* Start DATASET SECTION *

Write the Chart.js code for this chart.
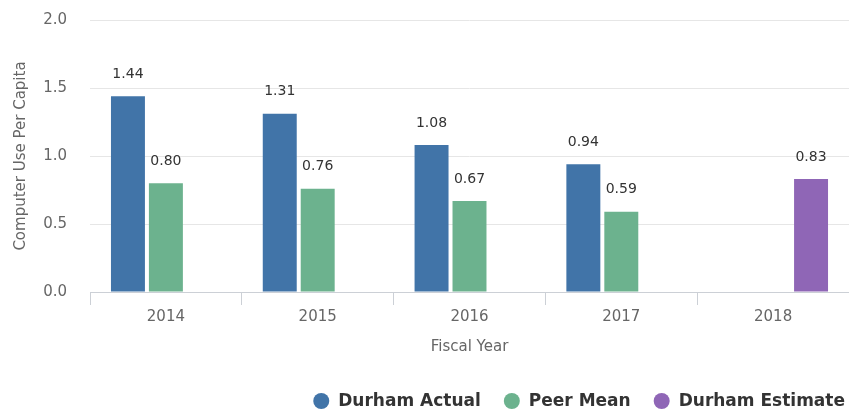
<!DOCTYPE html>
<html>
<head>
<meta charset="utf-8">
<script src="https://cdn.jsdelivr.net/npm/chart.js@4/dist/chart.umd.min.js"></script>
<style>
  html, body { margin: 0; padding: 0; background: #fff; }
  #wrap { width: 849px; height: 411px; }
</style>
</head>
<body>
<div id="wrap"><canvas id="chart"></canvas></div>
<script>
// data
const years = ['2014', '2015', '2016', '2017', '2018'];
const durhamActual = [1.44, 1.31, 1.08, 0.94, null];
const peerMean = [0.80, 0.76, 0.67, 0.59, null];
const durhamEstimate = [null, null, null, null, 0.83];
const yTicks = [0, 0.5, 1.0, 1.5, 2.0];

const FONT = "'DejaVu Sans', Verdana, sans-serif";

// value labels above bars
const barLabels = {
    id: 'barLabels',
    afterDatasetsDraw(chart) {
        const ctx = chart.ctx;
        ctx.save();
        ctx.font = '14px ' + FONT;
        ctx.fillStyle = '#333';
        ctx.textAlign = 'center';
        ctx.textBaseline = 'middle';
        chart.data.datasets.forEach(function (ds, i) {
            const meta = chart.getDatasetMeta(i);
            meta.data.forEach(function (bar, j) {
                const v = ds.data[j];
                if (v === null) return;
                ctx.fillText(v.toFixed(2), bar.x, bar.y - 22);
            });
        });
        ctx.restore();
    }
};

// legend bottom right, round markers
const bottomLegend = {
    id: 'bottomLegend',
    afterDraw(chart) {
        const ctx = chart.ctx;
        const y = 401;
        ctx.save();
        ctx.font = 'bold 17px ' + FONT;
        ctx.textBaseline = 'middle';
        let x = 845;
        const items = chart.data.datasets.slice().reverse();
        items.forEach(function (ds) {
            const w = ctx.measureText(ds.label).width;
            const textX = x - w;
            ctx.fillStyle = '#333';
            ctx.textAlign = 'left';
            ctx.fillText(ds.label, textX, y + 1);
            ctx.beginPath();
            ctx.arc(textX - 17, y, 8, 0, Math.PI * 2);
            ctx.fillStyle = ds.backgroundColor;
            ctx.fill();
            x = textX - 17 - 31;
        });
        ctx.restore();
    }
};

new Chart(document.getElementById('chart'), {
    type: 'bar',
    data: {
        labels: years,
        datasets: [
            { label: 'Durham Actual', data: durhamActual, backgroundColor: '#4174a8' },
            { label: 'Peer Mean', data: peerMean, backgroundColor: '#6cb28e' },
            { label: 'Durham Estimate', data: durhamEstimate, backgroundColor: '#8f66b6' }
        ]
    },
    options: {
        responsive: true,
        maintainAspectRatio: false,
        animation: false,
        categoryPercentage: 0.75,
        barPercentage: 0.895,
        layout: { padding: { top: 0, right: 0, bottom: 23, left: 0 } },
        plugins: {
            legend: { display: false },
            tooltip: { enabled: false }
        },
        scales: {
            x: {
                afterFit: function (scale) { scale.height = 96; },
                grid: {
                    display: true,
                    drawOnChartArea: false,
                    offset: true,
                    tickLength: 13,
                    color: '#ccd0d6'
                },
                border: { color: '#ccd0d6' },
                ticks: { color: '#666', font: { family: FONT, size: 15 }, padding: 3 },
                title: {
                    display: true,
                    text: 'Fiscal Year',
                    color: '#666',
                    font: { family: FONT, size: 15 },
                    padding: { top: 0, bottom: 32 }
                }
            },
            y: {
                min: 0,
                max: 2,
                afterFit: function (scale) {
                    scale.width = 90;
                    scale.paddingTop = 20;
                },
                afterBuildTicks: function (scale) {
                    scale.ticks = yTicks.map(function (v) { return { value: v }; });
                },
                grid: { color: '#e6e6e6', drawTicks: false },
                border: { display: false },
                ticks: {
                    color: '#666',
                    font: { family: FONT, size: 15 },
                    padding: 23,
                    callback: function (v) { return v.toFixed(1); }
                },
                title: {
                    display: true,
                    text: 'Computer Use Per Capita',
                    color: '#666',
                    font: { family: FONT, size: 15 },
                    padding: { top: 12, bottom: 0 }
                }
            }
        }
    },
    plugins: [barLabels, bottomLegend]
});
</script>
</body>
</html>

* End DATASET SECTION *

### REQUEST
Retype the listing exactly. Pictures do not belong in the copy.

### FULL RESPONSE
Write the Chart.js code for this chart.
<!DOCTYPE html>
<html>
<head>
<meta charset="utf-8">
<script src="https://cdn.jsdelivr.net/npm/chart.js@4/dist/chart.umd.min.js"></script>
<style>
  html, body { margin: 0; padding: 0; background: #fff; }
  #wrap { width: 849px; height: 411px; }
</style>
</head>
<body>
<div id="wrap"><canvas id="chart"></canvas></div>
<script>
// data
const years = ['2014', '2015', '2016', '2017', '2018'];
const durhamActual = [1.44, 1.31, 1.08, 0.94, null];
const peerMean = [0.80, 0.76, 0.67, 0.59, null];
const durhamEstimate = [null, null, null, null, 0.83];
const yTicks = [0, 0.5, 1.0, 1.5, 2.0];

const FONT = "'DejaVu Sans', Verdana, sans-serif";

// value labels above bars
const barLabels = {
    id: 'barLabels',
    afterDatasetsDraw(chart) {
        const ctx = chart.ctx;
        ctx.save();
        ctx.font = '14px ' + FONT;
        ctx.fillStyle = '#333';
        ctx.textAlign = 'center';
        ctx.textBaseline = 'middle';
        chart.data.datasets.forEach(function (ds, i) {
            const meta = chart.getDatasetMeta(i);
            meta.data.forEach(function (bar, j) {
                const v = ds.data[j];
                if (v === null) return;
                ctx.fillText(v.toFixed(2), bar.x, bar.y - 22);
            });
        });
        ctx.restore();
    }
};

// legend bottom right, round markers
const bottomLegend = {
    id: 'bottomLegend',
    afterDraw(chart) {
        const ctx = chart.ctx;
        const y = 401;
        ctx.save();
        ctx.font = 'bold 17px ' + FONT;
        ctx.textBaseline = 'middle';
        let x = 845;
        const items = chart.data.datasets.slice().reverse();
        items.forEach(function (ds) {
            const w = ctx.measureText(ds.label).width;
            const textX = x - w;
            ctx.fillStyle = '#333';
            ctx.textAlign = 'left';
            ctx.fillText(ds.label, textX, y + 1);
            ctx.beginPath();
            ctx.arc(textX - 17, y, 8, 0, Math.PI * 2);
            ctx.fillStyle = ds.backgroundColor;
            ctx.fill();
            x = textX - 17 - 31;
        });
        ctx.restore();
    }
};

new Chart(document.getElementById('chart'), {
    type: 'bar',
    data: {
        labels: years,
        datasets: [
            { label: 'Durham Actual', data: durhamActual, backgroundColor: '#4174a8' },
            { label: 'Peer Mean', data: peerMean, backgroundColor: '#6cb28e' },
            { label: 'Durham Estimate', data: durhamEstimate, backgroundColor: '#8f66b6' }
        ]
    },
    options: {
        responsive: true,
        maintainAspectRatio: false,
        animation: false,
        categoryPercentage: 0.75,
        barPercentage: 0.895,
        layout: { padding: { top: 0, right: 0, bottom: 23, left: 0 } },
        plugins: {
            legend: { display: false },
            tooltip: { enabled: false }
        },
        scales: {
            x: {
                afterFit: function (scale) { scale.height = 96; },
                grid: {
                    display: true,
                    drawOnChartArea: false,
                    offset: true,
                    tickLength: 13,
                    color: '#ccd0d6'
                },
                border: { color: '#ccd0d6' },
                ticks: { color: '#666', font: { family: FONT, size: 15 }, padding: 3 },
                title: {
                    display: true,
                    text: 'Fiscal Year',
                    color: '#666',
                    font: { family: FONT, size: 15 },
                    padding: { top: 0, bottom: 32 }
                }
            },
            y: {
                min: 0,
                max: 2,
                afterFit: function (scale) {
                    scale.width = 90;
                    scale.paddingTop = 20;
                },
                afterBuildTicks: function (scale) {
                    scale.ticks = yTicks.map(function (v) { return { value: v }; });
                },
                grid: { color: '#e6e6e6', drawTicks: false },
                border: { display: false },
                ticks: {
                    color: '#666',
                    font: { family: FONT, size: 15 },
                    padding: 23,
                    callback: function (v) { return v.toFixed(1); }
                },
                title: {
                    display: true,
                    text: 'Computer Use Per Capita',
                    color: '#666',
                    font: { family: FONT, size: 15 },
                    padding: { top: 12, bottom: 0 }
                }
            }
        }
    },
    plugins: [barLabels, bottomLegend]
});
</script>
</body>
</html>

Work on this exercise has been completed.